Sebagai contoh nyata, beberapa waktu lalu terjadi serangan komentar negatif terhadap salah satu kementerian yang mencoba melakukan reformasi dalam tata kelola administrasi publik. Alih-alih mendapatkan dukungan atau saran yang membangun, lembaga tersebut justru diserang habis-habisan oleh komentar yang sebagian besar tidak memahami maksud kebijakan. Kalimat seperti "cuma pencitraan" atau "kerja nggak becus" membanjiri unggahan mereka. Tak ada yang menanyakan latar belakang kebijakan, atau menyodorkan solusi. Yang ada hanya kekesalan yang disembur dalam bentuk hinaan.
Perilaku semacam ini tak hanya merusak tatanan komunikasi digital, tetapi juga menutup ruang dialog yang seharusnya menjadi jantung demokrasi. Bila kita terus memelihara pola pikir cepat marah, cepat menghakimi, dan malas memahami, maka ruang publik kita akan terus dijejali suara bising yang miskin makna. Diskusi akan digantikan oleh debat kusir, dan ide-ide cemerlang akan tenggelam dalam lautan cacian.

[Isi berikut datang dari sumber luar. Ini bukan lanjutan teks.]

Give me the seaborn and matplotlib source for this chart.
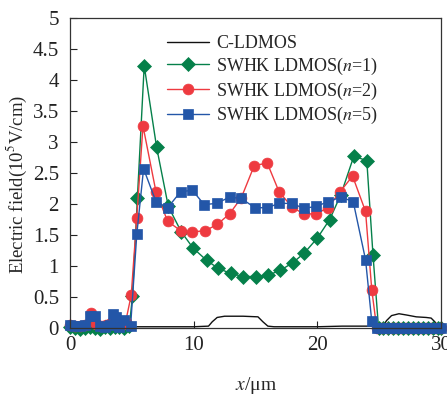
import matplotlib
matplotlib.use("Agg")
import matplotlib.pyplot as plt
import seaborn as sns
import pandas as pd

# ---------------- data ----------------
c_x = [0, 2, 4, 6, 8, 10, 11.2, 11.5, 11.9, 12.5, 14, 15.2, 15.6, 16.0, 16.5, 18, 20, 22, 24,
       25.3, 25.6, 26.0, 26.6, 27.2, 28.0, 28.8, 29.2, 29.5, 29.8, 30]
c_y = [0.02, 0.02, 0.02, 0.02, 0.02, 0.02, 0.03, 0.10, 0.17, 0.19, 0.19, 0.18, 0.10, 0.03, 0.02, 0.02, 0.02, 0.03, 0.03,
       0.03, 0.12, 0.20, 0.23, 0.21, 0.18, 0.17, 0.16, 0.10, 0.02, 0.02]

n1_x = [0, 0.4, 0.8, 1.2, 1.6, 2.0, 2.4, 2.8, 3.2, 3.6, 4.0, 4.4, 4.8, 5.05, 5.45, 6.0, 7.0, 7.95, 9.0, 9.95,
        11.05, 12.0, 13.0, 14.0, 15.0, 16.0, 17.0, 18.0, 18.95, 20.0, 21.0, 21.9, 22.95, 24.0, 24.5, 24.95,
        25.35, 25.75, 26.15, 26.55, 26.95, 27.35, 27.75, 28.15, 28.55, 28.95, 29.35, 29.75, 30.0]
n1_y = [0.02, 0.0, -0.01, 0.0, 0.02, 0.0, -0.01, 0.01, 0.0, 0.02, 0.01, 0.0, 0.03, 0.51, 2.10, 4.23, 2.92, 1.96, 1.55, 1.29,
        1.09, 0.96, 0.88, 0.83, 0.83, 0.85, 0.93, 1.05, 1.21, 1.45, 1.75, 2.15, 2.77, 2.70, 1.18, 0.0,
        0.0, 0.0, 0.0, 0.0, 0.0, 0.0, 0.0, 0.0, 0.0, 0.0, 0.0, 0.0, 0.0]

n2_x = [0, 0.4, 0.8, 1.2, 1.7, 2.1, 2.5, 2.9, 3.3, 3.7, 4.1, 4.5, 4.95, 5.4, 5.9, 6.95, 7.9, 8.95, 9.9,
        10.95, 11.9, 12.9, 13.85, 14.9, 15.95, 16.9, 17.95, 18.9, 19.9, 20.85, 21.85, 22.85, 23.9, 24.4, 24.8,
        25.2, 25.6, 26.0, 26.4, 26.8, 27.2, 27.6, 28.0, 28.4, 28.8, 29.2, 29.6, 30.0]
n2_y = [0.05, 0.04, 0.03, 0.05, 0.25, 0.06, 0.04, 0.05, 0.08, 0.06, 0.05, 0.10, 0.53, 1.78, 3.26, 2.20, 1.72, 1.57, 1.55,
        1.57, 1.67, 1.84, 2.10, 2.62, 2.66, 2.20, 1.95, 1.84, 1.84, 1.94, 2.20, 2.45, 1.88, 0.62, 0.0,
        0.0, 0.0, 0.0, 0.0, 0.0, 0.0, 0.0, 0.0, 0.0, 0.0, 0.0, 0.0, 0.0]

n5_x = [0, 0.4, 0.8, 1.2, 1.65, 2.05, 2.4, 2.8, 3.2, 3.45, 3.7, 4.0, 4.4, 4.9, 5.4, 5.95, 6.95, 7.9, 8.95, 9.9,
        10.85, 11.85, 12.9, 13.85, 14.95, 15.95, 16.9, 17.95, 18.9, 19.9, 20.9, 21.9, 22.9, 23.9, 24.4, 24.8,
        25.15, 25.5, 25.85, 26.2, 26.55, 26.9, 27.25, 27.6, 27.95, 28.3, 28.65, 29.0, 29.35, 29.7, 30.0]
n5_y = [0.05, 0.04, 0.03, 0.05, 0.20, 0.19, 0.03, 0.02, 0.05, 0.22, 0.17, 0.02, 0.13, 0.03, 1.51, 2.57, 2.04, 1.94, 2.20, 2.22,
        1.99, 2.01, 2.11, 2.09, 1.94, 1.94, 2.01, 2.01, 1.93, 1.96, 2.04, 2.11, 2.04, 1.10, 0.11, 0.0,
        0.0, 0.0, 0.0, 0.0, 0.0, 0.0, 0.0, 0.0, 0.0, 0.0, 0.0, 0.0, 0.0, 0.0, 0.0]

labels = ["C-LDMOS", "SWHK LDMOS($n$=1)", "SWHK LDMOS($n$=2)", "SWHK LDMOS($n$=5)"]
y_ticks = [0, 0.5, 1, 1.5, 2, 2.5, 3, 3.5, 4, 4.5, 5]
y_ticklabels = ["0", "0.5", "1", "1.5", "2", "2.5", "3", "3.5", "4", "4.5", "5"]
x_ticks = [0, 10, 20, 30]
x_ticklabels = ["0", "10", "20", "30"]

# ---------------- style ----------------
sns.set_style("ticks")
plt.rcParams["font.family"] = ["Liberation Serif", "DejaVu Serif"]
plt.rcParams["mathtext.fontset"] = "stix"
plt.rcParams["xtick.direction"] = "in"
plt.rcParams["ytick.direction"] = "in"

fig = plt.figure(figsize=(4.47, 3.97), dpi=100)
ax = fig.add_axes([70 / 447, 1 - 328 / 397, 371 / 447, 310 / 397])

green = "#05804a"
red = "#ee3a40"
blue = "#2356a8"

df_c = pd.DataFrame({"x": c_x, "y": c_y})
df1 = pd.DataFrame({"x": n1_x, "y": n1_y})
df2 = pd.DataFrame({"x": n2_x, "y": n2_y})
df5 = pd.DataFrame({"x": n5_x, "y": n5_y})

sns.lineplot(data=df_c, x="x", y="y", ax=ax, color="#111111", lw=1.0, sort=False,
             label=labels[0], estimator=None)
sns.lineplot(data=df1, x="x", y="y", ax=ax, color=green, lw=1.0, marker="D", markersize=6.8,
             markeredgewidth=0.5, markeredgecolor=green, sort=False, label=labels[1], estimator=None,
             clip_on=False)
sns.lineplot(data=df2, x="x", y="y", ax=ax, color=red, lw=1.0, marker="o", markersize=7.8,
             markeredgewidth=0.5, markeredgecolor=red, sort=False, label=labels[2], estimator=None,
             clip_on=False)
sns.lineplot(data=df5, x="x", y="y", ax=ax, color=blue, lw=1.0, marker="s", markersize=7.2,
             markeredgewidth=0.5, markeredgecolor=blue, sort=False, label=labels[3], estimator=None,
             clip_on=False)

ax.set_xlim(0, 30)
ax.set_ylim(0, 5)
ax.set_xticks(x_ticks)
ax.set_xticklabels(x_ticklabels)
ax.set_yticks(y_ticks)
ax.set_yticklabels(y_ticklabels)
ax.tick_params(axis="both", labelsize=15, length=5, width=0.8, colors="#222222")
ax.tick_params(axis="y", pad=8)
ax.tick_params(axis="x", pad=6)
for s in ax.spines.values():
    s.set_visible(True)
    s.set_linewidth(0.9)
    s.set_color("#333333")

ax.set_xlabel("$x$/μm", fontsize=14, labelpad=14)
ax.set_ylabel("Electric field(10$^5$V/cm)", fontsize=13.5, labelpad=2.5)
ax.yaxis.label.set_y(0.463)

leg = ax.legend(loc="upper left", bbox_to_anchor=(0.262, 0.945), frameon=False, fontsize=13,
                handlelength=2.3, handletextpad=0.4, labelspacing=0.2, borderpad=0, borderaxespad=0)

fig.savefig("out.png", dpi=100, facecolor="white")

Oleh karena itu, sudah saatnya kita semua, dari yang muda hingga yang tua, memulai perubahan. Literasi digital bukan hanya tanggung jawab sekolah atau pemerintah, tapi juga tanggung jawab kita sebagai warga digital. Kita perlu mengajarkan diri sendiri untuk menahan jari sebelum menekan tombol 'kirim'. Kita harus belajar memeriksa kebenaran informasi sebelum menyebarkannya, dan yang paling penting: kita harus sadar bahwa komentar kita bisa menyembuhkan atau menyakiti.
Mengapa kita tidak mencoba mengganti komentar seperti "bodoh banget sih" dengan "mungkin bisa dijelaskan lebih detail agar publik paham"? Mengapa kita tidak mengganti "kerja apa sih kalian?" dengan "apa kendala yang dihadapi, dan bagaimana kami bisa membantu?" Perubahan kecil dalam pilihan kata bisa membawa perubahan besar dalam nuansa diskusi. Kita perlu ingat bahwa kritik tidak harus kasar untuk menjadi kuat. Justru kritik yang paling tajam adalah yang disampaikan dengan tenang, berisi, dan sopan.
Tentu, tidak semua komentar negatif lahir dari niat jahat. Banyak yang muncul karena rasa kecewa atau putus asa. Namun, kekecewaan bukan pembenaran untuk menyerang secara personal. Bila kita ingin perubahan, maka mulailah dengan cara menyampaikan pendapat yang membuka ruang dialog, bukan mematikannya. Bila kita ingin didengar, maka belajarlah untuk berbicara dengan penuh empati.
Media sosial bukan ruang kosong. Di balik setiap akun, ada manusia yang bernapas, yang bisa terluka. Jangan sampai jari-jemari kita menjadi alat untuk menghancurkan orang lain hanya karena kita sedang kesal. Kritik yang baik lahir dari pemahaman yang menyeluruh, bukan dari ledakan emosi sesaat.